◆ EXCERPTED RECORDS

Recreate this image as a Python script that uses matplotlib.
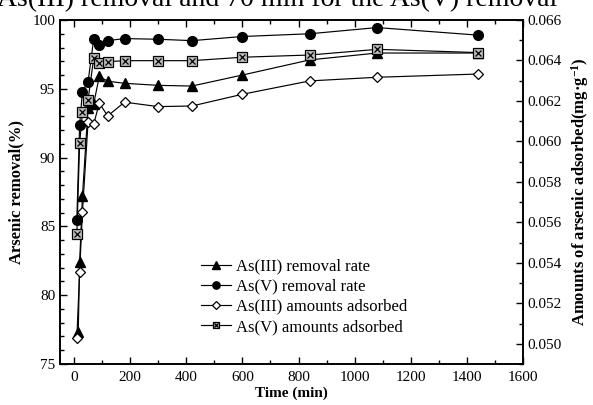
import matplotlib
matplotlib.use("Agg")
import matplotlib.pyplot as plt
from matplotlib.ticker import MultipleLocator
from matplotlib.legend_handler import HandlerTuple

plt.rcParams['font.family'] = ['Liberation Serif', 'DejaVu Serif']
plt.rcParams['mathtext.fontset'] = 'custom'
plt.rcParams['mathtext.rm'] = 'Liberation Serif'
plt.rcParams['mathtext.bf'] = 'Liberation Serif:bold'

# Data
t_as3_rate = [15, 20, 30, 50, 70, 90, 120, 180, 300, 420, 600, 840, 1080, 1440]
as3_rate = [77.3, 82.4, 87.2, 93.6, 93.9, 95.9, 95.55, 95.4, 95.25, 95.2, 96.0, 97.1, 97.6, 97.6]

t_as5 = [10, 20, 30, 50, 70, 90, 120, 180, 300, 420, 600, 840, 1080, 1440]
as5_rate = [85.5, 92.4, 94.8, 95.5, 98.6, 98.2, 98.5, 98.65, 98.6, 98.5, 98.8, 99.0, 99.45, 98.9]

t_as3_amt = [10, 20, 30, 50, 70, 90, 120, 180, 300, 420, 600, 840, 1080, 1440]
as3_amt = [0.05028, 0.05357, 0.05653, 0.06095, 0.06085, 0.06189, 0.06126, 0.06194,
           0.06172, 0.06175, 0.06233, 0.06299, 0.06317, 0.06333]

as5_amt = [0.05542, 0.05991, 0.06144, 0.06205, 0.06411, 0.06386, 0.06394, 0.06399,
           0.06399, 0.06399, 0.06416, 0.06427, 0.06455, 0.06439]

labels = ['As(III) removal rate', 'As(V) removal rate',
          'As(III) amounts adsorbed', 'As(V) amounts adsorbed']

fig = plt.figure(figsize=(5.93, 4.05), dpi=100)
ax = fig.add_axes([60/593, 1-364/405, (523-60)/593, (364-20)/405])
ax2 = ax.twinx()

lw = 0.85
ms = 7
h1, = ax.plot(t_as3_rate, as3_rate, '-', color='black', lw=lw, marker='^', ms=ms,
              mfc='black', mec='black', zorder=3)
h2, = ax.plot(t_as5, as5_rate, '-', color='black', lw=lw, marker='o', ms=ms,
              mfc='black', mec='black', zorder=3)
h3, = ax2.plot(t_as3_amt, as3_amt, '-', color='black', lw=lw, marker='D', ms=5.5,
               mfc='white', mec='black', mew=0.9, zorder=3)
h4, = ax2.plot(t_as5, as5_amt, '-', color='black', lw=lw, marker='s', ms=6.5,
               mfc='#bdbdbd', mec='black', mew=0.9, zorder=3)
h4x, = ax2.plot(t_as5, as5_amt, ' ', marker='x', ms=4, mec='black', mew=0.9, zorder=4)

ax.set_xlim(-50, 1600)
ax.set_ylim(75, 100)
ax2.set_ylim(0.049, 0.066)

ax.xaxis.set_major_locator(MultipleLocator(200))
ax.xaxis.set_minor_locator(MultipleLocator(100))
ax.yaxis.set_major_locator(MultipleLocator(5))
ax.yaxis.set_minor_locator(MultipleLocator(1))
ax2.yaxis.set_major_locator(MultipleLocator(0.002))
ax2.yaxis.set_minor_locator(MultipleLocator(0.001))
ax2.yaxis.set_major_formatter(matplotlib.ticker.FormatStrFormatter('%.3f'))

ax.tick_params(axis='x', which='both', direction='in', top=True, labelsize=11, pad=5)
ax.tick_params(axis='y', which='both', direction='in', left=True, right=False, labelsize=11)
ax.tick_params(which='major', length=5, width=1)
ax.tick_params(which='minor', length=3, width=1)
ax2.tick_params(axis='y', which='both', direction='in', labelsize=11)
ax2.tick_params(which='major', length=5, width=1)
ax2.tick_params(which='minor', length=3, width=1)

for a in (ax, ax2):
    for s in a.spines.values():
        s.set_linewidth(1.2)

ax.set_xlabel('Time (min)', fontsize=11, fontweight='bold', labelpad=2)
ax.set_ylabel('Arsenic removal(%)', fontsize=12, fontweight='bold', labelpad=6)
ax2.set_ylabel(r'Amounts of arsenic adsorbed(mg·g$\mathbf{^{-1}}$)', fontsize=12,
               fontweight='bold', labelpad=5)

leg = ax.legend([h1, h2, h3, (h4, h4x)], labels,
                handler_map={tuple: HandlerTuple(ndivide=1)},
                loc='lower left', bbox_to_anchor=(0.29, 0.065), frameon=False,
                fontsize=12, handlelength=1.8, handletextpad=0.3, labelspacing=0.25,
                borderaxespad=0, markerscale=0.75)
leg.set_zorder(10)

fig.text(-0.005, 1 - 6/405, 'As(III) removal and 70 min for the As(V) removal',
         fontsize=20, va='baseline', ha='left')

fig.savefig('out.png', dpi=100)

---

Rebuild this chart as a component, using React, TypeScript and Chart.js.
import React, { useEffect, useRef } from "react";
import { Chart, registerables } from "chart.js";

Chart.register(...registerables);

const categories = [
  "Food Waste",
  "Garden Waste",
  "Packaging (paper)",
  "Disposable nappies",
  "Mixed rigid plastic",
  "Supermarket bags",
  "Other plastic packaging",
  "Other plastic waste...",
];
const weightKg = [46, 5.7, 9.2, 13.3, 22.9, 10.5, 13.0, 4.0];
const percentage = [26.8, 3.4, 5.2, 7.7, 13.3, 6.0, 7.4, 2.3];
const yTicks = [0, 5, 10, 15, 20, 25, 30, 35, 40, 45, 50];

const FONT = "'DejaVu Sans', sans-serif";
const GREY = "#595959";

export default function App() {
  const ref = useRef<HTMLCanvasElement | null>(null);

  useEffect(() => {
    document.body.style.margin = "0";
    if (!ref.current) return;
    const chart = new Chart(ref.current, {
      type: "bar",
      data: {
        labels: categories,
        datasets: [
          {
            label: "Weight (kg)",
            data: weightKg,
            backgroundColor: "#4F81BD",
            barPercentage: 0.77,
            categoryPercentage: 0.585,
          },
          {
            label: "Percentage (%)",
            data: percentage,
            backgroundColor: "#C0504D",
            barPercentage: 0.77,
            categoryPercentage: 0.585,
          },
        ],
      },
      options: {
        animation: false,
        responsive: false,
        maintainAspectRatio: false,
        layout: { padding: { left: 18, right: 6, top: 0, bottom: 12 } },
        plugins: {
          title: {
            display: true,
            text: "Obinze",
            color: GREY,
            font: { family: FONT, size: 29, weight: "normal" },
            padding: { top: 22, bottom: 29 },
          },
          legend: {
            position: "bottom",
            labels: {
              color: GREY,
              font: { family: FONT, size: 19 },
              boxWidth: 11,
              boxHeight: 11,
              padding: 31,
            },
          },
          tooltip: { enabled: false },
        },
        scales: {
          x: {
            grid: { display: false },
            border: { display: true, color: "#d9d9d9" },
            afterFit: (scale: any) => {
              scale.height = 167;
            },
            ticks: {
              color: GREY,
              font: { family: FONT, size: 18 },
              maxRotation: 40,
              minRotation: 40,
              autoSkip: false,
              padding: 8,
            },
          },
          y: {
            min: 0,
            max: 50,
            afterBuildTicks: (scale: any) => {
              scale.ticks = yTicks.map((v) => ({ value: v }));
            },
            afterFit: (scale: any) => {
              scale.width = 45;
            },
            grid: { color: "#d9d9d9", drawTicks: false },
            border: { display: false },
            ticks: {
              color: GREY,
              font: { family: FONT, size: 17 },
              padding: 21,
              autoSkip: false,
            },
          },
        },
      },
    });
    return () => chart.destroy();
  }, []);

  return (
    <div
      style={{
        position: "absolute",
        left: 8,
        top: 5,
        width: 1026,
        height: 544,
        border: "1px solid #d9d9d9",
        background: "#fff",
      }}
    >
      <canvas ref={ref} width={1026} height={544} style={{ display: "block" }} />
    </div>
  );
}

◆ TASK TO COMPLETE
Copy exactly the material above from the line with "Recreate this image" to the line with "99.0, 99.45, 98.9]", ends included, and nothing else. Leave out any picture.

◆ FINISHED TASK
Recreate this image as a Python script that uses matplotlib.
import matplotlib
matplotlib.use("Agg")
import matplotlib.pyplot as plt
from matplotlib.ticker import MultipleLocator
from matplotlib.legend_handler import HandlerTuple

plt.rcParams['font.family'] = ['Liberation Serif', 'DejaVu Serif']
plt.rcParams['mathtext.fontset'] = 'custom'
plt.rcParams['mathtext.rm'] = 'Liberation Serif'
plt.rcParams['mathtext.bf'] = 'Liberation Serif:bold'

# Data
t_as3_rate = [15, 20, 30, 50, 70, 90, 120, 180, 300, 420, 600, 840, 1080, 1440]
as3_rate = [77.3, 82.4, 87.2, 93.6, 93.9, 95.9, 95.55, 95.4, 95.25, 95.2, 96.0, 97.1, 97.6, 97.6]

t_as5 = [10, 20, 30, 50, 70, 90, 120, 180, 300, 420, 600, 840, 1080, 1440]
as5_rate = [85.5, 92.4, 94.8, 95.5, 98.6, 98.2, 98.5, 98.65, 98.6, 98.5, 98.8, 99.0, 99.45, 98.9]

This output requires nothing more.